Bien que les études expérimentales et observationnelles des phénotypes aient rapporté des preuves indirectes pour les modèles du balayage sélectif et de la Reine Rouge, il est difficile de déduire les modèles génétiques sous-jacents à partir de phénotypes coévolutifs. En effet, étant donné la complexité des systèmes coévolutifs naturels, cela semble difficilement possible. D’autre part, il existe peu de preuves génétiques directes. Dans quelques cas, on a observé la propagation de mutations (supposées impliquées dans la coévolution) dans des populations d’hôtes ou de parasites, mais pas dans le contexte de la coévolution. Et aucun cas de dynamique cyclique de la fréquence des allèles en association avec la maladie n’a encore été observé chez les hôtes et les parasites. Ainsi, le soutien actuel aux modèles génétiques de coévolution est plutôt faible et surtout circonstanciel. D’autre part, les analyses du génome de divers organismes ont révélé que les régions génomiques présumées impliquées dans les interactions hôte-parasite figurent parmi les gènes les plus polymorphes et les plus rapidement évolutifs des génomes. Cela a donné lieu à des recherches intensives sur les causes et les conséquences de cette diversité, avant même qu’un lien potentiel avec les maladies parasitaires ne soit évident. Il est maintenant facile de trouver de telles régions même dans les organismes non-modèles, mais dans la plupart des cas, nous ne pouvons que spéculer sur les processus derrière les modèles observés.

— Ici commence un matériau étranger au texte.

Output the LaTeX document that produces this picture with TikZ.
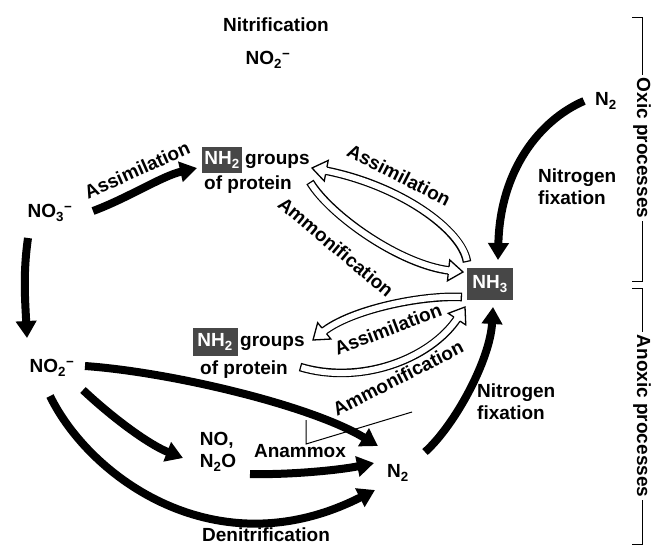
\documentclass[tikz,border=0pt]{standalone}
\usepackage{fontspec}
\setmainfont{Liberation Sans}
\usetikzlibrary{arrows.meta,calc,decorations.markings}
\newcommand{\subt}[1]{\textsubscript{#1}}
\newcommand{\mn}{\textsuperscript{−}}
\begin{document}
\begin{tikzpicture}[x=1pt,y=-1pt,
  every node/.style={font=\fontsize{19}{22}\selectfont\bfseries, inner sep=1pt},
  nhbox/.style={fill=black!72, text=white, inner sep=0pt},
  thk/.style={line width=8pt, -{Triangle[length=17pt,width=20pt]}},
  hollow/.style={
    preaction={draw=black, line width=8.6pt, shorten >=13pt},
    preaction={draw=white, line width=6pt, shorten >=12pt, shorten <=1.3pt},
    postaction={decorate, decoration={markings,
      mark=at position 1 with {\filldraw[fill=white, draw=black, line width=1.3pt, line join=miter]
        (-14.5pt,3.65pt) -- (-14.5pt,10.5pt) -- (0,0) -- (-14.5pt,-10.5pt) -- (-14.5pt,-3.65pt);}}}},
  brk/.style={line width=1pt},
  lbl/.style={inner sep=0pt}
]
\useasboundingbox (0,0) rectangle (661,547);

% nodes
\node (nitr) at (276,25) {Nitrification};
\node (no2t) at (268,60) {NO\subt{2}\mn};
\node (no3) at (50,213) {NO\subt{3}\mn};
\node (no2) at (52,368) {NO\subt{2}\mn};
\node[nhbox, minimum width=40pt, minimum height=26pt] (nh2a) at (222,160) {NH\subt{2}};
\node[anchor=west] (grpa) at (244,161) {groups};
\node (prota) at (248,185) {of protein};
\node[nhbox, minimum width=46pt, minimum height=32pt] (nh3) at (490,284) {NH\subt{3}};
\node (n2t) at (606,101) {N\subt{2}};
\node[align=left, anchor=west] (fixt) at (537,187) {Nitrogen\\fixation};
\node[nhbox, minimum width=45pt, minimum height=28pt] (nh2b) at (215,342) {NH\subt{2}};
\node[anchor=west] (grpb) at (239,343) {groups};
\node (protb) at (244,370) {of protein};
\node[align=left] (nox) at (218,452) {NO,\\N\subt{2}O};
\node (anam) at (300,451) {Anammox};
\node (n2b) at (398,473) {N\subt{2}};
\node[align=left, anchor=west] (fixb) at (476,402) {Nitrogen\\fixation};
\node[inner sep=0pt] (denit) at (266,535) {Denitrification};

% bracket labels
\draw[brk] (632,17) -- (642,17) -- (642,281) -- (632,281);
\draw[brk] (632,288) -- (642,288) -- (642,544) -- (632,544);
\node[rotate=-90, fill=white, inner sep=3pt] (oxic) at (642,148) {Oxic processes};
\node[rotate=-90, fill=white, inner sep=3pt] (anox) at (642,416) {Anoxic processes};

% black arrows
\draw[thk] ($(no3)+(43,-2)$) .. controls +(35,-13) and +(-35,8) .. ($(nh2a)+(-25,8)$);
\draw[thk] ($(no3)+(-22,25)$) .. controls +(-5,35) and +(-2,-40) .. ($(no2)+(-25,-30)$);
\draw[thk] ($(no2)+(33,-2)$) .. controls +(85,6) and +(-68,-41) .. ($(n2b)+(-20,-27)$);
\draw[thk] ($(no2)+(31,22)$) .. controls +(32,30) and +(-33,-13) .. ($(nox)+(-35,6)$);
\draw[thk] ($(nox)+(32,22)$) .. controls +(40,1) and +(-34,7) .. ($(n2b)+(-24,-10)$);
\draw[thk] ($(no2)+(-2,28)$) .. controls +(40,82) and +(-158,80) .. ($(n2b)+(-23,17)$);
\draw[thk] ($(n2b)+(27,-21)$) .. controls +(30,-27) and +(-3,53) .. ($(nh3)+(3,23)$);
\draw[thk] ($(n2t)+(-22,0)$) .. controls +(-44,19) and +(2,-90) .. ($(nh3)+(8,-24)$);

% hollow arrows
\path[hollow] ($(nh3)+(-23,-22)$) .. controls +(-5,-32) and +(88,17) .. ($(nh2a)+(90,8)$);
\path[hollow] ($(prota)+(62,-3)$) .. controls +(20,33) and +(-63,-7) .. ($(nh3)+(-27,-12)$);
\path[hollow] ($(nh3)+(-28,13)$) .. controls +(-42,-2) and +(37,-30) .. ($(nh2b)+(98,-2)$);
\path[hollow] ($(nh2b)+(85,25)$) .. controls +(60,18) and +(-35,53) .. ($(nh3)+(-25,23)$);

% arrow labels
\node[lbl, rotate=24] (la1) at (137,170) {Assimilation};
\node[lbl, rotate=-27] (la2) at (399,175) {Assimilation};
\node[lbl, rotate=-40] (lm1) at (336,247) {Ammonification};
\node[lbl, rotate=21] (la3) at (388,329) {Assimilation};
\node[lbl, rotate=27] (lm2) at (398,378) {Ammonification};

% anammox pointer
\draw[line width=1pt] ($(anam)+(6,-31)$) -- ($(anam)+(6,-7)$) -- ($(anam)+(112,-39)$);
\end{tikzpicture}
\end{document}
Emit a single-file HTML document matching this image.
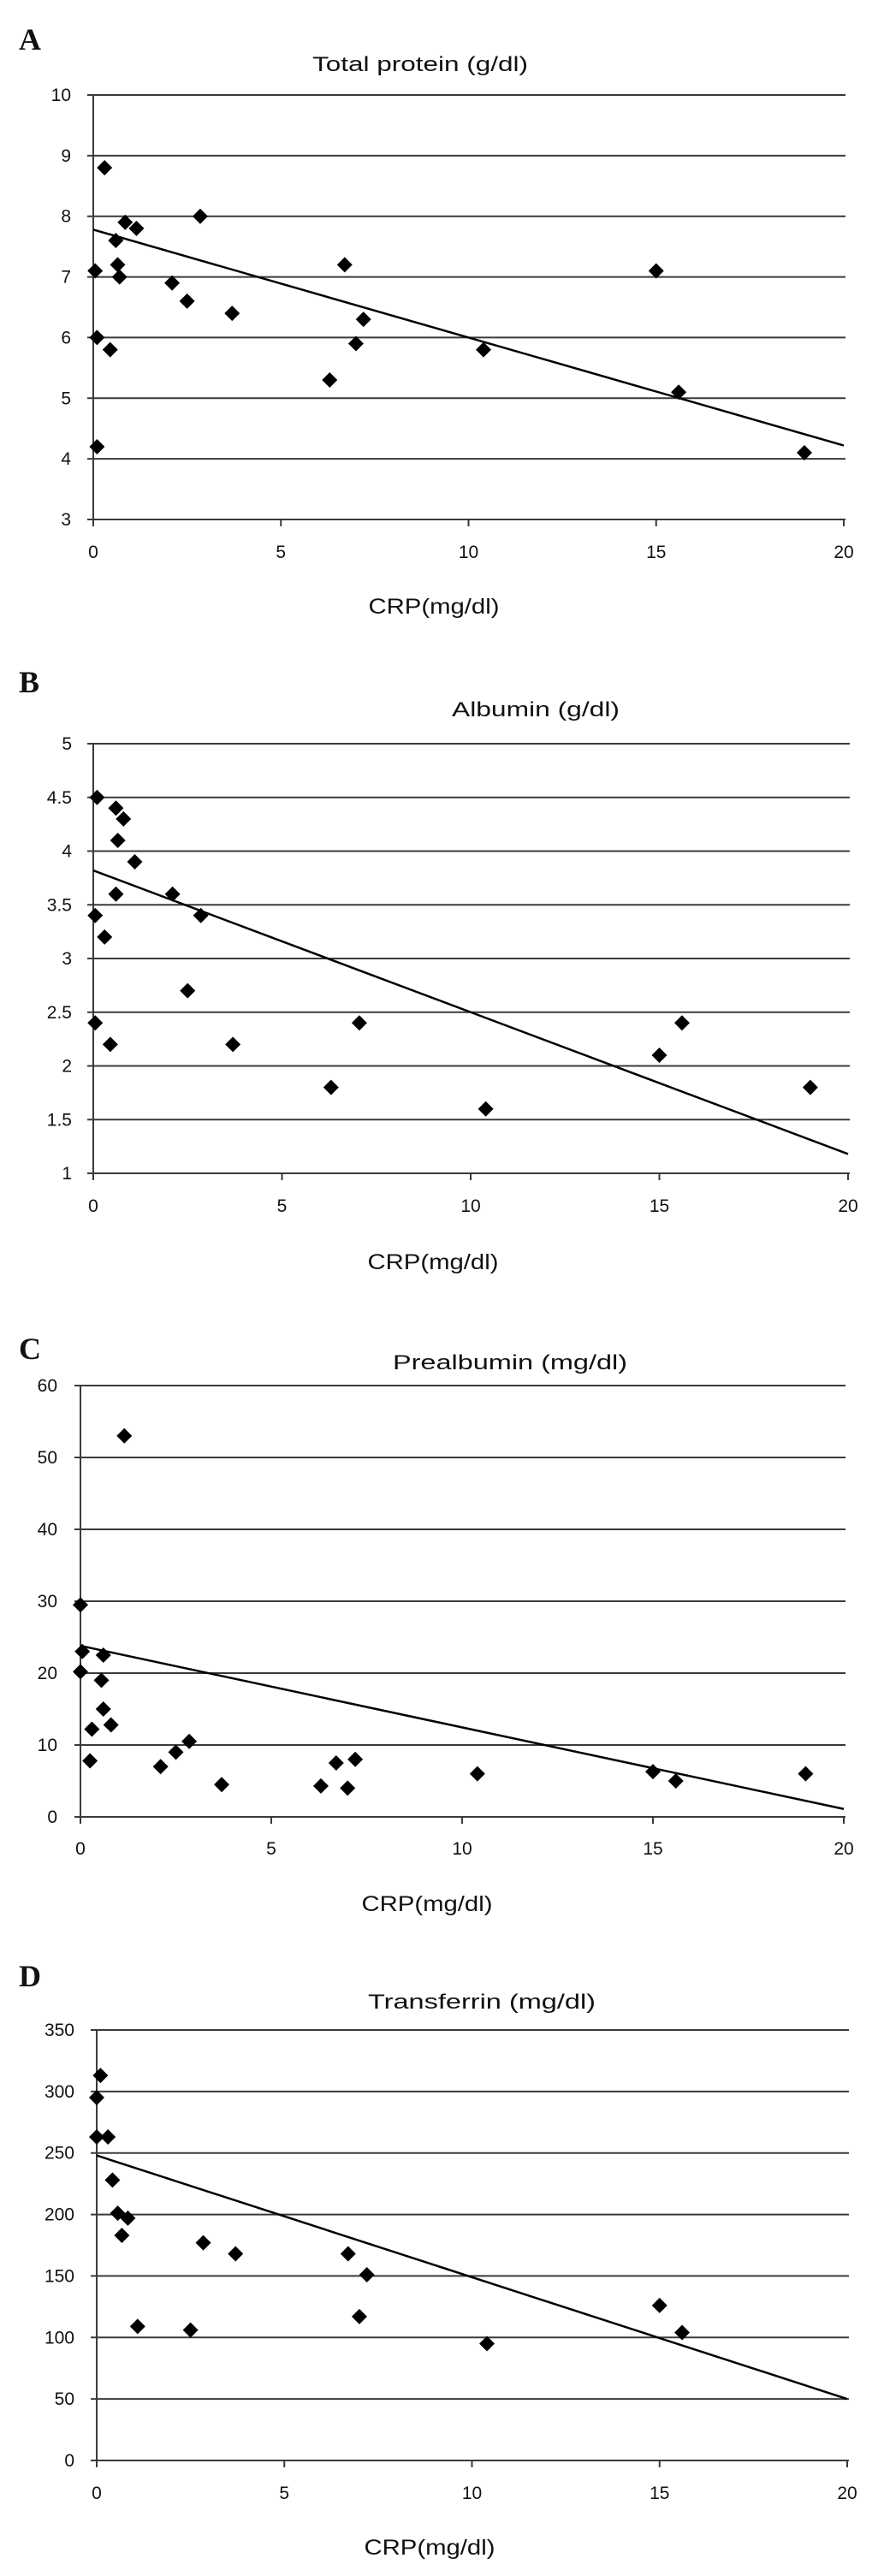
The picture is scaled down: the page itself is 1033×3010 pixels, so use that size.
<!DOCTYPE html>
<html><head><meta charset="utf-8"><style>
html,body{margin:0;padding:0;background:#fff;}
svg{display:block;}
text{font-family:"Liberation Sans",sans-serif;fill:#111;}
.panel{font-family:"Liberation Serif",serif;font-weight:bold;font-size:36px;}
</style></head><body>
<svg id="fig" width="1033" height="3010" viewBox="0 0 1033 3010" xmlns="http://www.w3.org/2000/svg"></svg>
<script>
const xTicks = [0, 5, 10, 15, 20];
// Panel A
const aTitle = "Total protein (g/dl)";
const aTicks = [3, 4, 5, 6, 7, 8, 9, 10];
const aX = [0.05,0.3,0.1,0.1,0.6,0.65,0.7,0.85,1.15,0.45,2.1,2.5,2.85,3.7,6.3,6.7,7.0,7.2,10.4,15,15.6,18.95];
const aY = [7.1,8.8,6.0,4.2,7.6,7.2,7.0,7.9,7.8,5.8,6.9,6.6,8.0,6.4,5.3,7.2,5.9,6.3,5.8,7.1,5.1,4.1];
const aTrend = [7.78, 4.22];
// Panel B
const bTitle = "Albumin (g/dl)";
const bTicks = [1, 1.5, 2, 2.5, 3, 3.5, 4, 4.5, 5];
const bX = [0.1,0.6,0.8,0.65,1.1,0.6,0.05,0.3,2.1,2.85,2.5,0.05,0.45,3.7,6.3,7.05,10.4,15,15.6,19];
const bY = [4.5,4.4,4.3,4.1,3.9,3.6,3.4,3.2,3.6,3.4,2.7,2.4,2.2,2.2,1.8,2.4,1.6,2.1,2.4,1.8];
const bTrend = [3.82, 1.18];
// Panel C
const cTitle = "Prealbumin (mg/dl)";
const cTicks = [0, 10, 20, 30, 40, 50, 60];
const cX = [0,0.05,0,0.6,0.55,0.6,0.3,0.8,0.25,1.15,2.1,2.5,2.85,3.7,6.3,6.7,7.0,7.2,10.4,15,15.6,19];
const cY = [29.5,23,20.2,22.5,19,15,12.2,12.8,7.8,53,7,9,10.5,4.5,4.3,7.5,4,8,6,6.3,5,6];
const cTrend = [23.8, 1.1];
// Panel D
const dTitle = "Transferrin (mg/dl)";
const dTicks = [0, 50, 100, 150, 200, 250, 300, 350];
const dX = [0.1,0.0,0.0,0.3,0.42,0.56,0.83,0.67,1.09,2.5,2.84,3.7,6.7,7.2,7.0,10.4,15,15.6];
const dY = [313,295,263,263,228,201,197,183,109,106,177,168,168,151,117,95,126,104];
const dTrend = [248, 50];

const NS = "http://www.w3.org/2000/svg";
const svg = document.getElementById('fig');
function mk(tag, attrs, parent){
  const e = document.createElementNS(NS, tag);
  for (const k in attrs) e.setAttribute(k, attrs[k]);
  (parent||svg).appendChild(e);
  return e;
}
function chart(o){
  const g = mk('g', {});
  
  
  const ymin = o.ticks[0], ymax = o.ticks[o.ticks.length-1];
  const sx = v => o.x0 + (v - 0) / 20 * (o.x1 - o.x0);
  const sy = v => o.yb - (v - ymin) / (ymax - ymin) * (o.yb - o.yt);
  const lab = mk('text', {x:o.labX, y:o.labY, class:'panel'}, g);
  lab.textContent = o.letter;
  
  
  const t = mk('text', {x:o.titleX, y:o.titleY, 'text-anchor':'middle', 'font-size':24, textLength:o.titleW, lengthAdjust:'spacingAndGlyphs'}, g);
  t.textContent = o.title;
  
  
  o.ticks.forEach((v, i) => {
    const y = sy(v);
    const gl = mk('line', {x1:o.x0-7, x2:o.x1+2, y1:y, y2:y, stroke:'#3a3a3a', 'stroke-width': 2}, g);
    
    
    const tl = mk('text', {x:o.yLabR, y:y+7, 'text-anchor':'end', 'font-size':21}, g);
    tl.textContent = v;
    
    
  });
  const ax = mk('line', {x1:o.x0, x2:o.x0, y1:o.yt, y2:o.yb+7, stroke:'#3a3a3a', 'stroke-width': 2}, g);
  
  
  xTicks.forEach(v => {
    const x = sx(v);
    const tk = mk('line', {x1:x, x2:x, y1:o.yb, y2:o.yb+8, stroke:'#3a3a3a', 'stroke-width':2}, g);
    
    
    const tl = mk('text', {x:x, y:o.xTickY+7, 'text-anchor':'middle', 'font-size':21}, g);
    tl.textContent = v;
    
    
  });
  const xt = mk('text', {x:o.xTitleX, y:o.xTitleY+9, 'text-anchor':'middle', 'font-size':25, textLength:153, lengthAdjust:'spacingAndGlyphs'}, g);
  xt.textContent = 'CRP(mg/dl)';
  
  
  const tr = mk('line', {x1:sx(0), y1:sy(o.trend[0]), x2:sx(20), y2:sy(o.trend[1]), stroke:'#000', 'stroke-width':2.5}, g);
  
  
  o.xs.forEach((xv, i) => {
    const cx = sx(xv), cy = sy(o.ys[i]), r = 9;
    const p = mk('path', {d:`M${cx},${cy-r}L${cx+r},${cy}L${cx},${cy+r}L${cx-r},${cy}Z`, fill:'#000'}, g);
    
    
  });
}
chart({id:'total-protein', letter:'A', labX:22, labY:58, title:aTitle, titleX:491, titleY:83, titleW:252,
  ticks:aTicks, xs:aX, ys:aY, trend:aTrend, x0:109, x1:986, yt:111, yb:607, yLabR:83,
  xTickY:645, xTitleX:507, xTitleY:708});
chart({id:'albumin', letter:'B', labX:22, labY:809, title:bTitle, titleX:626, titleY:837, titleW:196,
  ticks:bTicks, xs:bX, ys:bY, trend:bTrend, x0:109, x1:991, yt:869, yb:1371, yLabR:84,
  xTickY:1409, xTitleX:506, xTitleY:1474});
chart({id:'prealbumin', letter:'C', labX:22, labY:1588, title:cTitle, titleX:596, titleY:1600, titleW:274,
  ticks:cTicks, xs:cX, ys:cY, trend:cTrend, x0:94, x1:986, yt:1619, yb:2123, yLabR:67,
  xTickY:2160, xTitleX:499, xTitleY:2224});
chart({id:'transferrin', letter:'D', labX:22, labY:2321, title:dTitle, titleX:563, titleY:2347, titleW:266,
  ticks:dTicks, xs:dX, ys:dY, trend:dTrend, x0:113, x1:990, yt:2372, yb:2875, yLabR:87,
  xTickY:2913, xTitleX:502, xTitleY:2976});
</script>
</body></html>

Répondre à la question « Quels sont les gènes sous-jacents à la coévolution antagoniste ? » nous aiderait à surmonter cette lacune. Pour vérifier les modèles génétiques de coévolution, nous devons trouver les gènes chez les deux antagonistes, comprendre leur interaction (fonction), et suivre leur dynamique temporelle. Avec ces informations, nous pouvons placer l’étude de la coévolution dans un cadre de génétique des populations. Après tout, les modèles génétiques de coévolution sont fermement ancrés dans la génétique des populations.

Comment pouvons-nous trouver les gènes sous-jacents à la coévolution ? Les approches traditionnelles pour trouver les gènes associés aux phénotypes des maladies utilisent diverses formes de panels de cartographie, de cadres d’association du génome entier et de protéomique. Ces approches nécessitent un bon contrôle des hôtes et des parasites, car des approches distinctes sont généralement nécessaires pour les deux antagonistes. De nouveaux développements passionnants permettent des approches alternatives basées sur la co-génomique – l’étude simultanée des génomes de l’hôte et du parasite afin de localiser les régions génomiques qui montrent une certaine forme d’association entre les deux antagonistes. Ces nouvelles approches nous permettent de découvrir les interactions entre le génotype de l’hôte et le génotype du parasite et les associations avec les phénotypes liés à la maladie avec une plus grande précision que les approches basées uniquement sur les génomes de l’hôte ou du parasite. En outre, il est possible d’obtenir des instantanés des associations hôte-parasite à partir de populations au cours de leurs interactions naturelles.